PROBLEM DESCRIPTION
Repeat each line of the material below exactly as it appears, minus any pictures.

DATA PROVIDED
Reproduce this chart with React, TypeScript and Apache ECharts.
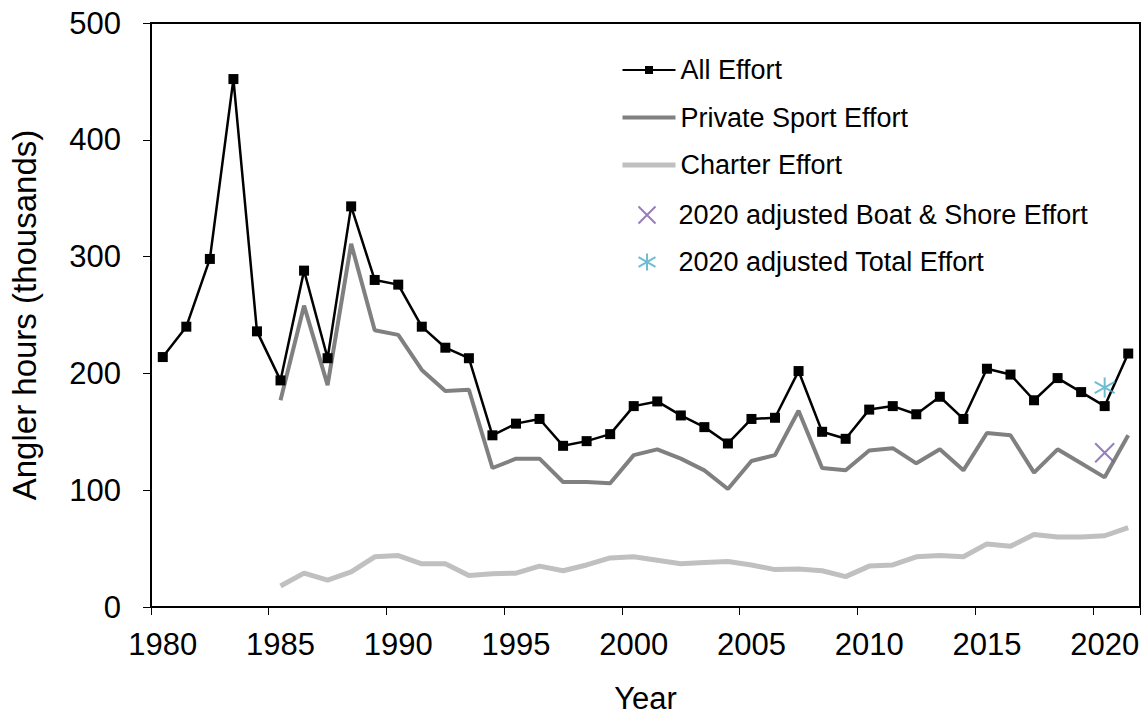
import React, { useEffect, useRef } from "react";
import * as echarts from "echarts";

const years: string[] = [
  "1980","1981","1982","1983","1984","1985","1986","1987","1988","1989",
  "1990","1991","1992","1993","1994","1995","1996","1997","1998","1999",
  "2000","2001","2002","2003","2004","2005","2006","2007","2008","2009",
  "2010","2011","2012","2013","2014","2015","2016","2017","2018","2019",
  "2020","2021",
];

const allEffort: number[] = [
  214, 240, 298, 452, 236, 194, 288, 213, 343, 280,
  276, 240, 222, 213, 147, 157, 161, 138, 142, 148,
  172, 176, 164, 154, 140, 161, 162, 202, 150, 144,
  169, 172, 165, 180, 161, 204, 199, 177, 196, 184,
  172, 217,
];

// Private sport and charter effort start in 1985
const privateStartYear = "1985";
const privateEffort: number[] = [
  177, 258, 190, 311, 237,
  233, 203, 185, 186, 119, 127, 127, 107, 107, 106,
  130, 135, 127, 117, 101, 125, 130, 168, 119, 117,
  134, 136, 123, 135, 117, 149, 147, 115, 135, 123,
  111, 147,
];
const charterEffort: number[] = [
  18, 29, 23, 30, 43,
  44, 37, 37, 27, 28.5, 29, 35, 31, 36, 42,
  43, 40, 37, 38, 39, 36, 32, 32.5, 31, 26,
  35, 36, 43, 44, 43, 54, 52, 62, 60, 60,
  61, 68,
];

const adjustedYear = "2020";
const adjustedBoatShore: number[] = [132];
const adjustedTotal: number[] = [188];

const yTicks = { min: 0, max: 500, interval: 100 };

const FONT = "'Liberation Sans', Arial, sans-serif";

const xPath = "path://M0,0L10,10M10,0L0,10";
const starPath = "path://M5,0L5,10M0,2.2L10,7.8M10,2.2L0,7.8";

const legendText = {
  fontSize: 27,
  color: "#000",
  fontFamily: FONT,
  lineHeight: 30,
};

export default function App() {
  const ref = useRef<HTMLDivElement | null>(null);

  useEffect(() => {
    if (!ref.current) return;
    const chart = echarts.init(ref.current, undefined, { renderer: "svg" });
    const startIdx = years.indexOf(privateStartYear);
    const pad = (arr: number[]) =>
      years.map((_, i) => (i < startIdx ? null : arr[i - startIdx]));
    const hiddenSymbol = { color: "rgba(0,0,0,0)", borderWidth: 0, opacity: 0 };

    chart.setOption({
      animation: false,
      backgroundColor: "#ffffff",
      textStyle: { fontFamily: FONT },
      grid: {
        left: 151,
        right: 6,
        top: 23,
        bottom: 108,
        containLabel: false,
        outerBoundsMode: "none",
        show: true,
        borderColor: "#000",
        borderWidth: 2,
      },
      legend: [
        {
          orient: "vertical",
          left: 620,
          top: 55,
          padding: 0,
          itemGap: 17.5,
          itemWidth: 53,
          itemHeight: 10,
          textStyle: legendText,
          data: [
            { name: "All Effort", lineStyle: { width: 2 } },
            { name: "Private Sport Effort", itemStyle: hiddenSymbol, lineStyle: { width: 4 } },
            { name: "Charter Effort", itemStyle: hiddenSymbol, lineStyle: { width: 5 } },
          ],
        },
        {
          orient: "vertical",
          left: 636,
          top: 200,
          padding: 0,
          itemGap: 17,
          itemWidth: 53,
          itemHeight: 17,
          textStyle: legendText,
          data: ["2020 adjusted Boat & Shore Effort", "2020 adjusted Total Effort"],
        },
      ],
      xAxis: {
        type: "category",
        data: years,
        boundaryGap: true,
        name: "Year",
        nameLocation: "middle",
        nameGap: 76,
        nameTextStyle: { fontSize: 31, color: "#000", fontFamily: FONT },
        axisLine: { lineStyle: { color: "#000", width: 2 } },
        axisTick: { show: true, interval: 4, length: 8, lineStyle: { color: "#000", width: 1 } },
        axisLabel: { interval: 4, fontSize: 31, color: "#000", margin: 22, fontFamily: FONT },
        splitLine: { show: false },
      },
      yAxis: {
        type: "value",
        min: yTicks.min,
        max: yTicks.max,
        interval: yTicks.interval,
        name: "Angler hours (thousands)",
        nameLocation: "middle",
        nameGap: 110,
        nameTextStyle: { fontSize: 33, color: "#000", fontFamily: FONT },
        axisLine: { show: true, lineStyle: { color: "#000", width: 2 } },
        axisTick: { show: true, length: 8, lineStyle: { color: "#000", width: 1 } },
        axisLabel: { fontSize: 31, color: "#000", margin: 30, fontFamily: FONT },
        splitLine: { show: false },
      },
      series: [
        {
          name: "Private Sport Effort",
          type: "line",
          data: pad(privateEffort),
          symbol: "circle",
          showSymbol: false,
          lineStyle: { color: "#808080", width: 4 },
          itemStyle: { color: "#808080" },
          z: 2,
        },
        {
          name: "Charter Effort",
          type: "line",
          data: pad(charterEffort),
          symbol: "circle",
          showSymbol: false,
          lineStyle: { color: "#c0c0c0", width: 5 },
          itemStyle: { color: "#c0c0c0" },
          z: 2,
        },
        {
          name: "All Effort",
          type: "line",
          data: allEffort,
          symbol: "rect",
          symbolSize: 10,
          lineStyle: { color: "#000", width: 2.5 },
          itemStyle: { color: "#000" },
          z: 3,
        },
        {
          name: "2020 adjusted Boat & Shore Effort",
          type: "scatter",
          data: adjustedBoatShore.map((v) => [adjustedYear, v]),
          symbol: xPath,
          symbolSize: 19,
          itemStyle: { color: "none", borderColor: "#7b5ea7", borderWidth: 2 },
          z: 4,
        },
        {
          name: "2020 adjusted Total Effort",
          type: "scatter",
          data: adjustedTotal.map((v) => [adjustedYear, v]),
          symbol: starPath,
          symbolSize: 20,
          itemStyle: { color: "none", borderColor: "#4bacc6", borderWidth: 2 },
          z: 4,
        },
      ],
    });
    return () => chart.dispose();
  }, []);

  return (
    <div
      ref={ref}
      style={{ position: "fixed", left: 0, top: 0, width: 1146, height: 715, background: "#fff" }}
    />
  );
}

EXERCISE ANSWER
Reproduce this chart with React, TypeScript and Apache ECharts.
import React, { useEffect, useRef } from "react";
import * as echarts from "echarts";

const years: string[] = [
  "1980","1981","1982","1983","1984","1985","1986","1987","1988","1989",
  "1990","1991","1992","1993","1994","1995","1996","1997","1998","1999",
  "2000","2001","2002","2003","2004","2005","2006","2007","2008","2009",
  "2010","2011","2012","2013","2014","2015","2016","2017","2018","2019",
  "2020","2021",
];

const allEffort: number[] = [
  214, 240, 298, 452, 236, 194, 288, 213, 343, 280,
  276, 240, 222, 213, 147, 157, 161, 138, 142, 148,
  172, 176, 164, 154, 140, 161, 162, 202, 150, 144,
  169, 172, 165, 180, 161, 204, 199, 177, 196, 184,
  172, 217,
];

// Private sport and charter effort start in 1985
const privateStartYear = "1985";
const privateEffort: number[] = [
  177, 258, 190, 311, 237,
  233, 203, 185, 186, 119, 127, 127, 107, 107, 106,
  130, 135, 127, 117, 101, 125, 130, 168, 119, 117,
  134, 136, 123, 135, 117, 149, 147, 115, 135, 123,
  111, 147,
];
const charterEffort: number[] = [
  18, 29, 23, 30, 43,
  44, 37, 37, 27, 28.5, 29, 35, 31, 36, 42,
  43, 40, 37, 38, 39, 36, 32, 32.5, 31, 26,
  35, 36, 43, 44, 43, 54, 52, 62, 60, 60,
  61, 68,
];

const adjustedYear = "2020";
const adjustedBoatShore: number[] = [132];
const adjustedTotal: number[] = [188];

const yTicks = { min: 0, max: 500, interval: 100 };

const FONT = "'Liberation Sans', Arial, sans-serif";

const xPath = "path://M0,0L10,10M10,0L0,10";
const starPath = "path://M5,0L5,10M0,2.2L10,7.8M10,2.2L0,7.8";

const legendText = {
  fontSize: 27,
  color: "#000",
  fontFamily: FONT,
  lineHeight: 30,
};

export default function App() {
  const ref = useRef<HTMLDivElement | null>(null);

  useEffect(() => {
    if (!ref.current) return;
    const chart = echarts.init(ref.current, undefined, { renderer: "svg" });
    const startIdx = years.indexOf(privateStartYear);
    const pad = (arr: number[]) =>
      years.map((_, i) => (i < startIdx ? null : arr[i - startIdx]));
    const hiddenSymbol = { color: "rgba(0,0,0,0)", borderWidth: 0, opacity: 0 };

    chart.setOption({
      animation: false,
      backgroundColor: "#ffffff",
      textStyle: { fontFamily: FONT },
      grid: {
        left: 151,
        right: 6,
        top: 23,
        bottom: 108,
        containLabel: false,
        outerBoundsMode: "none",
        show: true,
        borderColor: "#000",
        borderWidth: 2,
      },
      legend: [
        {
          orient: "vertical",
          left: 620,
          top: 55,
          padding: 0,
          itemGap: 17.5,
          itemWidth: 53,
          itemHeight: 10,
          textStyle: legendText,
          data: [
            { name: "All Effort", lineStyle: { width: 2 } },
            { name: "Private Sport Effort", itemStyle: hiddenSymbol, lineStyle: { width: 4 } },
            { name: "Charter Effort", itemStyle: hiddenSymbol, lineStyle: { width: 5 } },
          ],
        },
        {
          orient: "vertical",
          left: 636,
          top: 200,
          padding: 0,
          itemGap: 17,
          itemWidth: 53,
          itemHeight: 17,
          textStyle: legendText,
          data: ["2020 adjusted Boat & Shore Effort", "2020 adjusted Total Effort"],
        },
      ],
      xAxis: {
        type: "category",
        data: years,
        boundaryGap: true,
        name: "Year",
        nameLocation: "middle",
        nameGap: 76,
        nameTextStyle: { fontSize: 31, color: "#000", fontFamily: FONT },
        axisLine: { lineStyle: { color: "#000", width: 2 } },
        axisTick: { show: true, interval: 4, length: 8, lineStyle: { color: "#000", width: 1 } },
        axisLabel: { interval: 4, fontSize: 31, color: "#000", margin: 22, fontFamily: FONT },
        splitLine: { show: false },
      },
      yAxis: {
        type: "value",
        min: yTicks.min,
        max: yTicks.max,
        interval: yTicks.interval,
        name: "Angler hours (thousands)",
        nameLocation: "middle",
        nameGap: 110,
        nameTextStyle: { fontSize: 33, color: "#000", fontFamily: FONT },
        axisLine: { show: true, lineStyle: { color: "#000", width: 2 } },
        axisTick: { show: true, length: 8, lineStyle: { color: "#000", width: 1 } },
        axisLabel: { fontSize: 31, color: "#000", margin: 30, fontFamily: FONT },
        splitLine: { show: false },
      },
      series: [
        {
          name: "Private Sport Effort",
          type: "line",
          data: pad(privateEffort),
          symbol: "circle",
          showSymbol: false,
          lineStyle: { color: "#808080", width: 4 },
          itemStyle: { color: "#808080" },
          z: 2,
        },
        {
          name: "Charter Effort",
          type: "line",
          data: pad(charterEffort),
          symbol: "circle",
          showSymbol: false,
          lineStyle: { color: "#c0c0c0", width: 5 },
          itemStyle: { color: "#c0c0c0" },
          z: 2,
        },
        {
          name: "All Effort",
          type: "line",
          data: allEffort,
          symbol: "rect",
          symbolSize: 10,
          lineStyle: { color: "#000", width: 2.5 },
          itemStyle: { color: "#000" },
          z: 3,
        },
        {
          name: "2020 adjusted Boat & Shore Effort",
          type: "scatter",
          data: adjustedBoatShore.map((v) => [adjustedYear, v]),
          symbol: xPath,
          symbolSize: 19,
          itemStyle: { color: "none", borderColor: "#7b5ea7", borderWidth: 2 },
          z: 4,
        },
        {
          name: "2020 adjusted Total Effort",
          type: "scatter",
          data: adjustedTotal.map((v) => [adjustedYear, v]),
          symbol: starPath,
          symbolSize: 20,
          itemStyle: { color: "none", borderColor: "#4bacc6", borderWidth: 2 },
          z: 4,
        },
      ],
    });
    return () => chart.dispose();
  }, []);

  return (
    <div
      ref={ref}
      style={{ position: "fixed", left: 0, top: 0, width: 1146, height: 715, background: "#fff" }}
    />
  );
}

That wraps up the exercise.